From Wikipedia, the free encyclopedia
An electric steam iron

A clothes iron (also flatiron, smoothing iron, dry iron, steam iron or simply iron) is a small appliance that, when heated, is used to press clothes to remove wrinkles and unwanted creases. Domestic irons generally range in operating temperature from between 121 °C (250 °F) to 182 °C (360 °F). It is named for the metal (iron) of which the device was historically made, and the use of it is generally called ironing, the final step in the process of laundering clothes.

Ironing works by loosening the ties between the long chains of molecules that exist in polymer fiber materials.

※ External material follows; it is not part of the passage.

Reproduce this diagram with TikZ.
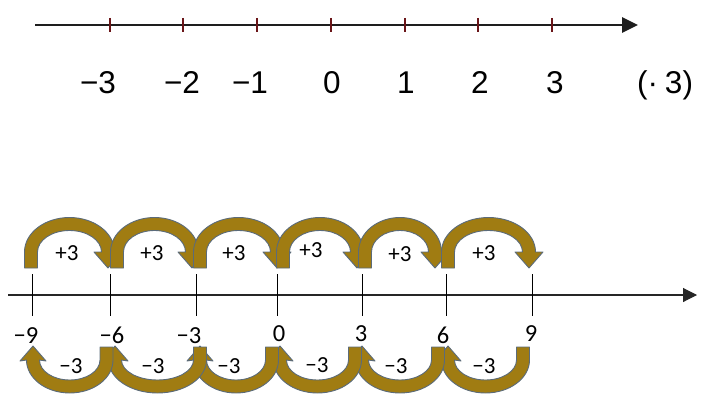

With the heat and the weight of the ironing plate, the fibers are stretched and the fabric maintains its new shape when cool. Some materials, such as cotton, require the use of water to loosen the intermolecular bonds.

History and development[edit]

A charcoal iron
Box iron (Minalin, Pampanga, Philippines Museum).
Flat iron stove
Typical English flat irons of the 1800s (Collection Tranby House, Australia). The shape was used by Victorian antiquarians to describe a style of medieval shield, termed by analogy heater shield.

Before the introduction of electricity, irons were heated by combustion, either in a fire or with some internal arrangement. An "electric flatiron" was invented by American Henry Seely White and patented on June 6, 1882.[1] It weighed almost 15 pounds (6.8 kg) and took a long time to heat. The UK Electricity Association is reported to have said that an electric iron with a carbon arc appeared in France in 1880, but this is considered doubtful.[2]

Two of the oldest sorts of iron were either containers filled with a burning substance, or solid lumps of metal which could be heated directly.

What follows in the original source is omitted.